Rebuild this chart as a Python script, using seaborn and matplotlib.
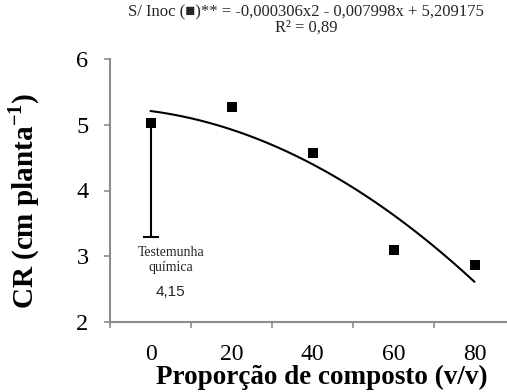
import numpy as np
import pandas as pd
import matplotlib
matplotlib.use("Agg")
import matplotlib.pyplot as plt
import seaborn as sns

# ---- data ----
proporcao = [0, 20, 40, 60, 80]
cr_values = [5.03, 5.27, 4.57, 3.10, 2.87]
tick_labels = ["0", "20", "40", "60", "80"]
errbar_low = 3.30           # lower end of the bar at x = 0
coef_a = -0.000306
coef_b = -0.007998
coef_c = 5.209175
eq_text = "S/ Inoc (■)** = -0,000306x2 - 0,007998x + 5,209175"
r2_text = "R² = 0,89"
control_line1 = "Testemunha"
control_line2 = "química"
control_value = "4,15"

sns.set_theme(style="white")
plt.rcParams["font.family"] = ["Liberation Serif", "DejaVu Sans"]
plt.rcParams["mathtext.fontset"] = "custom"
plt.rcParams["mathtext.rm"] = "Liberation Serif"
plt.rcParams["mathtext.bf"] = "Liberation Serif:bold"

W, H = 507, 392
fig = plt.figure(figsize=(W / 100, H / 100), dpi=100)
left_px, right_px, top_px, bottom_px = 110, 515, 59, 322
ax = fig.add_axes([left_px / W, 1 - bottom_px / H,
                   (right_px - left_px) / W, (bottom_px - top_px) / H])

df = pd.DataFrame({"x": proporcao, "y": cr_values})

# fitted curve
xf = np.linspace(0, 80, 200)
fit = pd.DataFrame({"x": xf, "y": coef_a * xf ** 2 + coef_b * xf + coef_c})
sns.lineplot(data=fit, x="x", y="y", ax=ax, color="black", linewidth=1.5)

# error bar at first point (lower cap only)
eb = ax.errorbar([proporcao[0]], [cr_values[0]],
                 yerr=[[cr_values[0] - errbar_low], [0]],
                 fmt="none", ecolor="black", elinewidth=1.5, capsize=5.5, capthick=1.5)
if len(eb[1]) > 1:
    eb[1][1].set_visible(False)

sns.scatterplot(data=df, x="x", y="y", ax=ax, marker="s", s=58,
                color="black", edgecolor="black", linewidth=0, zorder=5)

ax.set_xlim(-10, 90)
ax.set_ylim(2, 6)
ax.set_yticks([2, 3, 4, 5, 6])
ax.set_yticklabels(["2", "3", "4", "5", "6"])
ax.set_xticks([-10, 10, 30, 50, 70, 90])
ax.set_xticklabels([""] * 6)
ax.set_xticks(proporcao, minor=True)
ax.set_xticklabels(tick_labels, minor=True)

gray = "#8c8c8c"
for s in ["top", "right"]:
    ax.spines[s].set_visible(False)
for s in ["left", "bottom"]:
    ax.spines[s].set_color(gray)
    ax.spines[s].set_linewidth(1.5)

ax.tick_params(axis="y", which="major", direction="out", length=4.5, width=1.2,
               color=gray, labelsize=17.5, pad=11, left=True, labelcolor="black")
ax.tick_params(axis="x", which="major", direction="out", length=4.5, width=1.2,
               color=gray, bottom=True)
ax.tick_params(axis="x", which="minor", length=0, labelsize=17, pad=15.5,
               labelcolor="black", bottom=True)

ax.set_xlabel("Proporção de composto (v/v)", fontsize=19.5, fontweight="bold",
              color="black", va="center")
ax.xaxis.set_label_coords((322 - left_px) / (right_px - left_px),
                          -(377.5 - bottom_px) / (bottom_px - top_px))
ax.set_ylabel(r"CR (cm planta$^{\mathbf{-1}}$)", fontsize=21, fontweight="bold",
              color="black", va="center")
ax.yaxis.set_label_coords(-(110 - 24) / (right_px - left_px),
                          (bottom_px - 201) / (bottom_px - top_px))

fig.text(306 / W, 1 - 12 / H, eq_text, ha="center", va="center", fontsize=12,
         family=["Liberation Serif", "DejaVu Sans"])
fig.text(306 / W, 1 - 28 / H, r2_text, ha="center", va="center", fontsize=12)

ax.text(proporcao[0] + 5, 3.06, control_line1, ha="center", va="center", fontsize=10)
ax.text(proporcao[0] + 5, 2.83, control_line2, ha="center", va="center", fontsize=10)
ax.text(proporcao[0] + 5, 2.46, control_value, ha="center", va="center",
        fontsize=11, family="Liberation Sans")

fig.savefig("out.png", dpi=100)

= = = =

● Your goal
Output a faithful copy of the data, with each picture left out.

● Answer below
Rebuild this chart as a Python script, using seaborn and matplotlib.
import numpy as np
import pandas as pd
import matplotlib
matplotlib.use("Agg")
import matplotlib.pyplot as plt
import seaborn as sns

# ---- data ----
proporcao = [0, 20, 40, 60, 80]
cr_values = [5.03, 5.27, 4.57, 3.10, 2.87]
tick_labels = ["0", "20", "40", "60", "80"]
errbar_low = 3.30           # lower end of the bar at x = 0
coef_a = -0.000306
coef_b = -0.007998
coef_c = 5.209175
eq_text = "S/ Inoc (■)** = -0,000306x2 - 0,007998x + 5,209175"
r2_text = "R² = 0,89"
control_line1 = "Testemunha"
control_line2 = "química"
control_value = "4,15"

sns.set_theme(style="white")
plt.rcParams["font.family"] = ["Liberation Serif", "DejaVu Sans"]
plt.rcParams["mathtext.fontset"] = "custom"
plt.rcParams["mathtext.rm"] = "Liberation Serif"
plt.rcParams["mathtext.bf"] = "Liberation Serif:bold"

W, H = 507, 392
fig = plt.figure(figsize=(W / 100, H / 100), dpi=100)
left_px, right_px, top_px, bottom_px = 110, 515, 59, 322
ax = fig.add_axes([left_px / W, 1 - bottom_px / H,
                   (right_px - left_px) / W, (bottom_px - top_px) / H])

df = pd.DataFrame({"x": proporcao, "y": cr_values})

# fitted curve
xf = np.linspace(0, 80, 200)
fit = pd.DataFrame({"x": xf, "y": coef_a * xf ** 2 + coef_b * xf + coef_c})
sns.lineplot(data=fit, x="x", y="y", ax=ax, color="black", linewidth=1.5)

# error bar at first point (lower cap only)
eb = ax.errorbar([proporcao[0]], [cr_values[0]],
                 yerr=[[cr_values[0] - errbar_low], [0]],
                 fmt="none", ecolor="black", elinewidth=1.5, capsize=5.5, capthick=1.5)
if len(eb[1]) > 1:
    eb[1][1].set_visible(False)

sns.scatterplot(data=df, x="x", y="y", ax=ax, marker="s", s=58,
                color="black", edgecolor="black", linewidth=0, zorder=5)

ax.set_xlim(-10, 90)
ax.set_ylim(2, 6)
ax.set_yticks([2, 3, 4, 5, 6])
ax.set_yticklabels(["2", "3", "4", "5", "6"])
ax.set_xticks([-10, 10, 30, 50, 70, 90])
ax.set_xticklabels([""] * 6)
ax.set_xticks(proporcao, minor=True)
ax.set_xticklabels(tick_labels, minor=True)

gray = "#8c8c8c"
for s in ["top", "right"]:
    ax.spines[s].set_visible(False)
for s in ["left", "bottom"]:
    ax.spines[s].set_color(gray)
    ax.spines[s].set_linewidth(1.5)

ax.tick_params(axis="y", which="major", direction="out", length=4.5, width=1.2,
               color=gray, labelsize=17.5, pad=11, left=True, labelcolor="black")
ax.tick_params(axis="x", which="major", direction="out", length=4.5, width=1.2,
               color=gray, bottom=True)
ax.tick_params(axis="x", which="minor", length=0, labelsize=17, pad=15.5,
               labelcolor="black", bottom=True)

ax.set_xlabel("Proporção de composto (v/v)", fontsize=19.5, fontweight="bold",
              color="black", va="center")
ax.xaxis.set_label_coords((322 - left_px) / (right_px - left_px),
                          -(377.5 - bottom_px) / (bottom_px - top_px))
ax.set_ylabel(r"CR (cm planta$^{\mathbf{-1}}$)", fontsize=21, fontweight="bold",
              color="black", va="center")
ax.yaxis.set_label_coords(-(110 - 24) / (right_px - left_px),
                          (bottom_px - 201) / (bottom_px - top_px))

fig.text(306 / W, 1 - 12 / H, eq_text, ha="center", va="center", fontsize=12,
         family=["Liberation Serif", "DejaVu Sans"])
fig.text(306 / W, 1 - 28 / H, r2_text, ha="center", va="center", fontsize=12)

ax.text(proporcao[0] + 5, 3.06, control_line1, ha="center", va="center", fontsize=10)
ax.text(proporcao[0] + 5, 2.83, control_line2, ha="center", va="center", fontsize=10)
ax.text(proporcao[0] + 5, 2.46, control_value, ha="center", va="center",
        fontsize=11, family="Liberation Sans")

fig.savefig("out.png", dpi=100)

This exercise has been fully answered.